Start Saving Now!
Set yourself up when you're young and build good savings habits.
Most people learn best by doing something. That hands-on experience, called Kinesthetic learning, allows people to practice whatever it is they’re working on. When you were learning how to walk or write or ride a bike, you were using Kinesthetic learning.
Investing is no different. Starting when you’re young, when you don’t have a lot of money, is the perfect way to learn. By starting early in life, you can determine which investment strategy works best for you. You can start to understand your tolerance for risk and you have more time to recover from any mistakes you make. Investing also has a learning curve. Whether you are saving for a home or a vehicle, for retirement or even to build your own emergency fund after the COVID crisis, starting early puts you WAY ahead of your peers who may not start investing/saving until much later in life. You have time to learn about diversification, risk vs return, asset allocation and asset location.
Often, beginners attempting anything will make mistakes - beginner investors often do these things...
· They put all their eggs in one basket.
· They don’t understand that there are different types of risks and returns.
· Beginner investors hold too much of one type of asset, like purchasing 100% stocks.
· Or they hold assets in accounts that aren’t the most tax efficient, like holding US stocks in a TFSA.
Getting sound advice may help with many of these situations however, the point is - the sooner you start, the sooner you learn what works for you, what your feelings around gains and losses are and what helps you sleep at night.

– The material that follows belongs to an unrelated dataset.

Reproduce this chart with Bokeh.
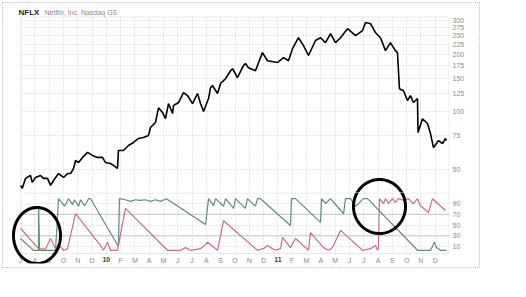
import numpy as np
from bokeh.plotting import figure
from bokeh.layouts import column
from bokeh.models import (Range1d, FixedTicker, Label, PolyAnnotation, Span, BoxAnnotation,
                          PrintfTickFormatter)
from bokeh.embed import file_html
from bokeh.resources import INLINE

# ---------------- data ----------------
month_labels = ["J", "A", "S", "O", "N", "D", "10", "F", "M", "A", "M", "J", "J", "A", "S",
                "O", "N", "D", "11", "F", "M", "A", "M", "J", "J", "A", "S", "O", "N", "D"]
year_ticks = [6, 18]
price_ticks = [50, 75, 100, 125, 150, 175, 200, 225, 250, 275, 300]
aroon_ticks = [10, 30, 50, 70, 90]

# time in months since 1 Jul 2009
price_t = [0.00, 0.12, 0.35, 0.70, 0.82, 1.05, 1.40, 1.61, 1.89, 2.10, 2.31, 2.66, 3.01, 3.29,
           3.50, 3.71, 3.85, 4.06, 4.34, 4.69, 5.03, 5.38, 5.73, 5.94, 6.29, 6.50, 6.78, 6.85,
           7.20, 7.55, 7.90, 8.25, 8.60, 8.95, 9.09, 9.44, 9.65, 9.93, 10.14, 10.35, 10.63, 10.70,
           11.05, 11.40, 11.68, 12.03, 12.38, 12.59, 12.80, 13.15, 13.29, 13.43, 13.78, 13.99,
           14.20, 14.34, 14.69, 14.83, 15.17, 15.59, 15.73, 15.94, 16.43, 16.92, 17.27, 17.97,
           18.39, 18.74, 19.02, 19.44, 19.79, 20.14, 20.63, 20.98, 21.33, 21.68, 22.03, 22.38,
           22.87, 23.43, 23.92, 24.13, 24.48, 24.83, 25.17, 25.31, 25.52, 25.87, 26.22, 26.36,
           26.50, 26.78, 27.06, 27.27, 27.48, 27.76, 27.80, 28.11, 28.46, 28.67, 28.88, 29.23,
           29.51, 29.72, 29.79]
price = [41.3, 39.8, 44.9, 46.5, 42.8, 45.4, 46.5, 44.9, 44.9, 41.3, 43.8, 47.6, 45.4, 47.6,
         47.6, 50.6, 55.7, 54.4, 57.8, 61.4, 59.2, 57.8, 57.8, 54.4, 53.7, 52.5, 50.6, 62.8,
         62.8, 66.7, 69.2, 72.6, 73.5, 75.2, 82.8, 88.0, 105.0, 99.2, 92.3, 110.5, 98.0, 107.9,
         111.9, 126.0, 121.7, 110.5, 124.7, 110.5, 100.5, 117.4, 134.0, 137.0, 124.7, 140.6,
         145.7, 149.0, 164.0, 168.0, 151.0, 174.5, 179.0, 170.0, 164.0, 204.0, 185.0, 181.0,
         192.0, 185.0, 214.0, 244.0, 222.0, 197.0, 236.0, 244.0, 230.0, 256.0, 230.0, 244.0,
         272.0, 250.0, 266.0, 293.0, 289.0, 259.0, 244.0, 230.0, 209.0, 230.0, 209.0, 204.0,
         132.0, 129.0, 114.6, 121.7, 111.9, 117.4, 78.0, 92.0, 86.9, 77.0, 65.0, 70.8,
         68.3, 72.6, 70.8]

up_t = [0.00, 0.91, 1.26, 1.27, 1.33, 2.45, 2.66, 3.08, 3.36, 3.64, 3.78, 4.06, 4.20, 4.48,
        4.76, 4.90, 6.85, 6.92, 7.34, 7.69, 8.04, 8.39, 8.74, 9.09, 9.44, 9.79, 10.21, 12.94,
        13.15, 13.50, 13.64, 14.20, 14.34, 14.90, 15.03, 15.73, 15.87, 16.43, 16.57, 16.78,
        18.88, 18.95, 19.23, 20.98, 21.05, 21.33, 21.68, 22.59, 22.73, 23.08, 23.43, 23.99,
        24.27, 27.76, 28.67, 28.95, 29.09, 29.37, 29.79]
up = [25, 3, 3, 83, 3, 3, 99, 85, 99, 88, 97, 85, 97, 86,
      99, 99, 10, 99, 97, 94, 97, 96, 97, 94, 97, 94, 99, 51,
      99, 86, 99, 85, 99, 81, 99, 81, 99, 85, 99, 99,
      49, 99, 99, 55, 99, 90, 99, 71, 99, 99, 85, 99,
      99, 3, 3, 18, 8, 3, 3]

down_t = [0.00, 1.26, 1.75, 2.10, 2.45, 2.66, 3.01, 3.29, 3.85, 5.59, 5.80, 6.08, 6.29, 6.78,
          7.34, 10.28, 11.19, 11.54, 11.89, 12.59, 12.94, 13.08, 13.78, 14.20, 16.57, 16.99,
          17.27, 17.48, 17.83, 18.18, 18.32, 18.88, 19.23, 20.14, 20.28, 21.19, 21.54, 21.82,
          22.38, 23.92, 24.48, 24.83, 24.97, 25.03, 25.10, 25.38, 25.52, 25.73, 26.01, 26.22,
          26.43, 26.78, 27.13, 27.48, 27.76, 27.97, 28.53, 28.81, 29.72]
down = [44, 6, 5, 25, 6, 14, 3, 6, 71, 12, 3, 18, 3, 3,
        81, 3, 3, 8, 3, 6, 14, 18, 3, 58, 3, 6,
        12, 8, 3, 6, 27, 8, 25, 3, 36, 8, 3, 8,
        40, 3, 6, 12, 3, 8, 99, 90, 99, 90, 99, 92,
        99, 96, 99, 90, 99, 86, 73, 99, 77]

# ---------------- styles ----------------
FONT = "Liberation Sans"
GRID = "#cfcfcf"
FRAME = "#b4b4b4"
LABEL = "#8a8a8a"
GREEN = "#5e8f6e"
RED = "#c56f86"

# ---------------- page geometry (pixels) ----------------
X_M0, PX_PER_M = 20.0, 14.3          # page x of 1 Jul 2009, pixels per month
FRAME_L, FRAME_R = 3, 449             # plotting frames (incl. margin strip on the left)
P1_TOP, P1_BOX_TOP, P1_BOT = 3, 16, 192
P2_TOP, P2_BOX_BOT, P2_BOT = 192, 253, 263
A_ZERO, A_PX = 251.4, 0.5375          # page y of Aroon 0, pixels per Aroon unit
PRICE_HI, PRICE_LO = 315.0, 37.9      # price at P1_BOX_TOP / P1_BOT

def mx(px):
    return (np.asarray(px, dtype=float) - X_M0) / PX_PER_M

def av(py):
    return (A_ZERO - np.asarray(py, dtype=float)) / A_PX

def pv(py):
    frac = (np.asarray(py, dtype=float) - P1_BOX_TOP) / (P1_BOT - P1_BOX_TOP)
    return PRICE_HI * (PRICE_LO / PRICE_HI) ** frac

def ellipse_px(cx, cy, rx, ry, n=140):
    a = np.linspace(0, 2 * np.pi, n)
    return cx + rx * np.cos(a), cy + ry * np.sin(a)

xr = Range1d(float(mx(FRAME_L)), 30.0)

def cover(fig, **kw):
    fig.add_layout(BoxAnnotation(fill_color="white", fill_alpha=1, line_color=None,
                                 level="underlay", **kw))

def style_grid(fig):
    for g in (fig.xgrid, fig.ygrid):
        g.grid_line_color = GRID
        g.grid_line_dash = "1 2"

def style_axis(ax):
    ax.axis_line_color = None
    ax.major_tick_line_color = None
    ax.minor_tick_line_color = None
    ax.major_tick_out = 0
    ax.major_tick_in = 0
    ax.major_label_standoff = 3
    ax.major_label_text_font = FONT
    ax.major_label_text_font_size = "7px"
    ax.major_label_text_color = LABEL

# ---------------- price panel ----------------
p1 = figure(width=476, height=P1_BOT - P1_TOP, x_range=xr,
            y_range=Range1d(PRICE_LO, float(pv(P1_TOP))),
            y_axis_type="log", y_axis_location="right", x_axis_location=None,
            output_backend="svg", toolbar_location=None,
            min_border_left=0, min_border_right=479 - FRAME_R, min_border_top=0, min_border_bottom=0)
p1.outline_line_color = None
p1.border_fill_color = "white"
p1.yaxis.ticker = FixedTicker(ticks=price_ticks)
p1.yaxis.formatter = PrintfTickFormatter(format="%d")
p1.xgrid.ticker = FixedTicker(ticks=list(range(31)))
style_grid(p1)
style_axis(p1.yaxis[0])
cover(p1, bottom=PRICE_HI)
cover(p1, right=0)
p1.add_layout(BoxAnnotation(left=float(mx(20.5)), right=float(mx(FRAME_R - 0.5)),
                            top=float(pv(P1_BOX_TOP + 0.5)), bottom=float(pv(P2_TOP + 1)),
                            fill_alpha=0, line_color=FRAME, line_width=1))

p1.line(price_t, price, line_color="black", line_width=1.6)

p1.add_layout(Label(x=float(mx(18)), y=float(pv(11.5)), text="NFLX",
                    text_font=FONT, text_font_size="8px", text_font_style="bold",
                    text_color="#222222", text_baseline="alphabetic"))
p1.add_layout(Label(x=float(mx(44)), y=float(pv(11.5)), text="Netflix, Inc. Nasdaq GS",
                    text_font=FONT, text_font_size="7px", text_color="#8a8a8a",
                    text_baseline="alphabetic"))

# ---------------- aroon panel ----------------
p2 = figure(width=476, height=75, x_range=xr, y_range=Range1d(float(av(P2_BOT)), float(av(P2_TOP))),
            y_axis_location="right", output_backend="svg", toolbar_location=None,
            min_border_left=0, min_border_right=479 - FRAME_R, min_border_top=0,
            min_border_bottom=75 - (P2_BOT - P2_TOP))
p2.outline_line_color = None
p2.border_fill_color = "white"
p2.yaxis.ticker = FixedTicker(ticks=aroon_ticks)
p2.xaxis.ticker = FixedTicker(ticks=list(range(30)))
p2.xaxis.major_label_overrides = {i: ("" if i in year_ticks else s) for i, s in enumerate(month_labels)}
p2.xgrid.ticker = FixedTicker(ticks=list(range(31)))
style_grid(p2)
style_axis(p2.yaxis[0])
style_axis(p2.xaxis[0])
p2.xaxis[0].fixed_location = float(av(262))
p2.xaxis[0].major_label_standoff = -6
for lvl in (70, 30):
    p2.add_layout(Span(location=lvl, dimension="width", line_color="#c8c8c8", line_width=1,
                       level="underlay"))
cover(p2, top=float(av(P2_BOX_BOT)))
cover(p2, right=0)
p2.add_layout(BoxAnnotation(left=float(mx(20.5)), right=float(mx(FRAME_R - 0.5)),
                            top=float(av(P2_TOP + 0.5)), bottom=float(av(P2_BOX_BOT)),
                            fill_alpha=0, line_color=FRAME, line_width=1))

p2.line(up_t, up, line_color=GREEN, line_width=1.2)
p2.line(down_t, down, line_color=RED, line_width=1.2)

for i in year_ticks:
    p2.add_layout(Label(x=i, y=float(av(256)), text=month_labels[i],
                        text_font=FONT, text_font_size="7px", text_font_style="bold",
                        text_color="#444444", text_align="center", text_baseline="top"))

# hand-drawn circles (page pixels: centre x, centre y, radius x, radius y)
circles = [(36.5, 235.0, 23.5, 28.0), (379.0, 206.0, 26.0, 27.0)]
for cx, cy, rx, ry in circles:
    ex, ey = ellipse_px(cx, cy, rx, ry)
    p2.add_layout(PolyAnnotation(xs=list(mx(ex)), ys=list(av(ey)), fill_color=None, fill_alpha=0,
                                 line_color="black", line_alpha=1, line_width=3))
    p1.add_layout(PolyAnnotation(xs=list(mx(ex)), ys=list(pv(ey)), fill_color=None,
                                 fill_alpha=0, line_color="black", line_alpha=1, line_width=3))

layout = column(p1, p2, spacing=0,
                styles={"border": "1px dotted #c4c4c4", "margin-left": "2px", "margin-top": "2px"})

open("out.html", "w").write(file_html(layout, INLINE))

The Power of Compound Interest
Let’s suppose three different people invest $5,000 monthly and earn a 5% return until they are age 65.
The first person saves $5,000 each year from age 20-26 will end up with about $245,000 at age 65. This from just $35,000 in contributions.
Another person saves $5,000 each year from age 25-35 will end up with approximately $215,000 at age 65. They’ll end up with less money even though they made $50,000 in contributions.
The last person, who saves $5,000 each year from age 45-65 will end up with about $165,000 at age 65. Even though they made $100,000 in contributions, $65,000 MORE in than the young saver, they end up with less.
Saving when you’re younger, even if it’s a little bit, will let you benefit from the power of compounding. $5,000 a year is less than $100 per week or $13.75 a day - very achievable.
Saving when you’re young creates a habit. This habit is, in my opinion, the most important reason to save when you’re young. It will create a foundational habit that will benefit you when you’re earning more.
If you spend 100% of your paycheck when you’re young, you won’t build the budgeting and saving skills you need when you’ll be earning more.
When you do begin to earn more money, it’s going to be easy to keep doing what you’ve always been doing, spend 100% of your paycheck.
When building a saving habit, you’re going to learn many things. You’re going to learn how to track your spending. You’re going to learn how to prioritize your spending. You’re going to learn how to budget your monthly income and expenses. You’re going to learn how to pay yourself first. These are all skills you can learn at any point in your life but they’re much easier to ingrain early when you’re making a smaller income and have fewer demands in life.